| Supplied material |

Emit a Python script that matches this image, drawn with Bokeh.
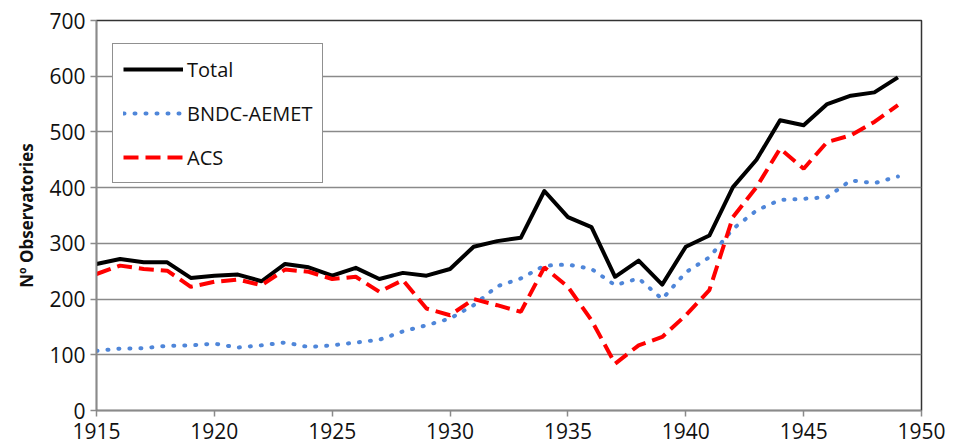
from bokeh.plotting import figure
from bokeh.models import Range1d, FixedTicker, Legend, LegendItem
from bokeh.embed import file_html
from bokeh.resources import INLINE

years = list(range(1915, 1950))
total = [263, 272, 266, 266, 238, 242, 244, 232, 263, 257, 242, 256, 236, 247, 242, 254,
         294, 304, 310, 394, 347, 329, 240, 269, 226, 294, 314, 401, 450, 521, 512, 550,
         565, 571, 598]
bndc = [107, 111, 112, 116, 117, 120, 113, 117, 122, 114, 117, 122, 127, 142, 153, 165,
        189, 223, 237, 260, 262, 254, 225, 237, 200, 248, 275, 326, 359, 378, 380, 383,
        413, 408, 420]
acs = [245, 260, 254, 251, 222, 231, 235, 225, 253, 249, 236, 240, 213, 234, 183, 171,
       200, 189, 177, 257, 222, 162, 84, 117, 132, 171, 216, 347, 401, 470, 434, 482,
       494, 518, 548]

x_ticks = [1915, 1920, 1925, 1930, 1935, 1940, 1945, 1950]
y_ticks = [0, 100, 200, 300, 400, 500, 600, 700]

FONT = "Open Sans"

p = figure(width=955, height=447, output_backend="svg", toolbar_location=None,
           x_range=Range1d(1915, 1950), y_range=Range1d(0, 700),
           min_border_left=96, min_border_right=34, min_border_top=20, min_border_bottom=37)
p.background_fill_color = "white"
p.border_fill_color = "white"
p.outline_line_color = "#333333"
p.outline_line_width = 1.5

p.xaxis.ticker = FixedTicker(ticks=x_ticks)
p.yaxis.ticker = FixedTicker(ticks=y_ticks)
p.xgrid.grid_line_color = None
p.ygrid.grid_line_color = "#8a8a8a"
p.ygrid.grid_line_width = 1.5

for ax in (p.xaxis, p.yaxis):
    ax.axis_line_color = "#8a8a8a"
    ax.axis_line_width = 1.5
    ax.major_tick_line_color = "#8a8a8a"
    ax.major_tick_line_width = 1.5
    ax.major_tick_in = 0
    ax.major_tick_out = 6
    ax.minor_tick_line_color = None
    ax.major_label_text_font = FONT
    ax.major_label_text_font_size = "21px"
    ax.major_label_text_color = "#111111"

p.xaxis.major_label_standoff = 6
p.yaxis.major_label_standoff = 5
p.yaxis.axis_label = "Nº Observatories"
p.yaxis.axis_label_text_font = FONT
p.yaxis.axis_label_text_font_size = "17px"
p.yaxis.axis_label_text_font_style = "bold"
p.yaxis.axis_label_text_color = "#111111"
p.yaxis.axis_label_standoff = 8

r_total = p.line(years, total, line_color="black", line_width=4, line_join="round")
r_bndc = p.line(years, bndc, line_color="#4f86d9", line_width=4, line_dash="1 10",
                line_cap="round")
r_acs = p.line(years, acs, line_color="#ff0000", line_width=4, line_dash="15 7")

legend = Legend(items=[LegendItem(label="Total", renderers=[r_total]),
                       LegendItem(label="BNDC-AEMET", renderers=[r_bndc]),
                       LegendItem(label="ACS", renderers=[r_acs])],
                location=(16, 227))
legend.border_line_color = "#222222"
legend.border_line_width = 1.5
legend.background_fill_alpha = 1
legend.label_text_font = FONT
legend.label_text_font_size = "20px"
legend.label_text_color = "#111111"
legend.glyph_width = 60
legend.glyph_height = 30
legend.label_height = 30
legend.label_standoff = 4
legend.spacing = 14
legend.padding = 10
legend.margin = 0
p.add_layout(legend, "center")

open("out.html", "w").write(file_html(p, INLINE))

| What you are asked to do |
Transcribe the preceding listing in its entirety and with exact wording, leaving out pictures.

| Written answer |
Emit a Python script that matches this image, drawn with Bokeh.
from bokeh.plotting import figure
from bokeh.models import Range1d, FixedTicker, Legend, LegendItem
from bokeh.embed import file_html
from bokeh.resources import INLINE

years = list(range(1915, 1950))
total = [263, 272, 266, 266, 238, 242, 244, 232, 263, 257, 242, 256, 236, 247, 242, 254,
         294, 304, 310, 394, 347, 329, 240, 269, 226, 294, 314, 401, 450, 521, 512, 550,
         565, 571, 598]
bndc = [107, 111, 112, 116, 117, 120, 113, 117, 122, 114, 117, 122, 127, 142, 153, 165,
        189, 223, 237, 260, 262, 254, 225, 237, 200, 248, 275, 326, 359, 378, 380, 383,
        413, 408, 420]
acs = [245, 260, 254, 251, 222, 231, 235, 225, 253, 249, 236, 240, 213, 234, 183, 171,
       200, 189, 177, 257, 222, 162, 84, 117, 132, 171, 216, 347, 401, 470, 434, 482,
       494, 518, 548]

x_ticks = [1915, 1920, 1925, 1930, 1935, 1940, 1945, 1950]
y_ticks = [0, 100, 200, 300, 400, 500, 600, 700]

FONT = "Open Sans"

p = figure(width=955, height=447, output_backend="svg", toolbar_location=None,
           x_range=Range1d(1915, 1950), y_range=Range1d(0, 700),
           min_border_left=96, min_border_right=34, min_border_top=20, min_border_bottom=37)
p.background_fill_color = "white"
p.border_fill_color = "white"
p.outline_line_color = "#333333"
p.outline_line_width = 1.5

p.xaxis.ticker = FixedTicker(ticks=x_ticks)
p.yaxis.ticker = FixedTicker(ticks=y_ticks)
p.xgrid.grid_line_color = None
p.ygrid.grid_line_color = "#8a8a8a"
p.ygrid.grid_line_width = 1.5

for ax in (p.xaxis, p.yaxis):
    ax.axis_line_color = "#8a8a8a"
    ax.axis_line_width = 1.5
    ax.major_tick_line_color = "#8a8a8a"
    ax.major_tick_line_width = 1.5
    ax.major_tick_in = 0
    ax.major_tick_out = 6
    ax.minor_tick_line_color = None
    ax.major_label_text_font = FONT
    ax.major_label_text_font_size = "21px"
    ax.major_label_text_color = "#111111"

p.xaxis.major_label_standoff = 6
p.yaxis.major_label_standoff = 5
p.yaxis.axis_label = "Nº Observatories"
p.yaxis.axis_label_text_font = FONT
p.yaxis.axis_label_text_font_size = "17px"
p.yaxis.axis_label_text_font_style = "bold"
p.yaxis.axis_label_text_color = "#111111"
p.yaxis.axis_label_standoff = 8

r_total = p.line(years, total, line_color="black", line_width=4, line_join="round")
r_bndc = p.line(years, bndc, line_color="#4f86d9", line_width=4, line_dash="1 10",
                line_cap="round")
r_acs = p.line(years, acs, line_color="#ff0000", line_width=4, line_dash="15 7")

legend = Legend(items=[LegendItem(label="Total", renderers=[r_total]),
                       LegendItem(label="BNDC-AEMET", renderers=[r_bndc]),
                       LegendItem(label="ACS", renderers=[r_acs])],
                location=(16, 227))
legend.border_line_color = "#222222"
legend.border_line_width = 1.5
legend.background_fill_alpha = 1
legend.label_text_font = FONT
legend.label_text_font_size = "20px"
legend.label_text_color = "#111111"
legend.glyph_width = 60
legend.glyph_height = 30
legend.label_height = 30
legend.label_standoff = 4
legend.spacing = 14
legend.padding = 10
legend.margin = 0
p.add_layout(legend, "center")

open("out.html", "w").write(file_html(p, INLINE))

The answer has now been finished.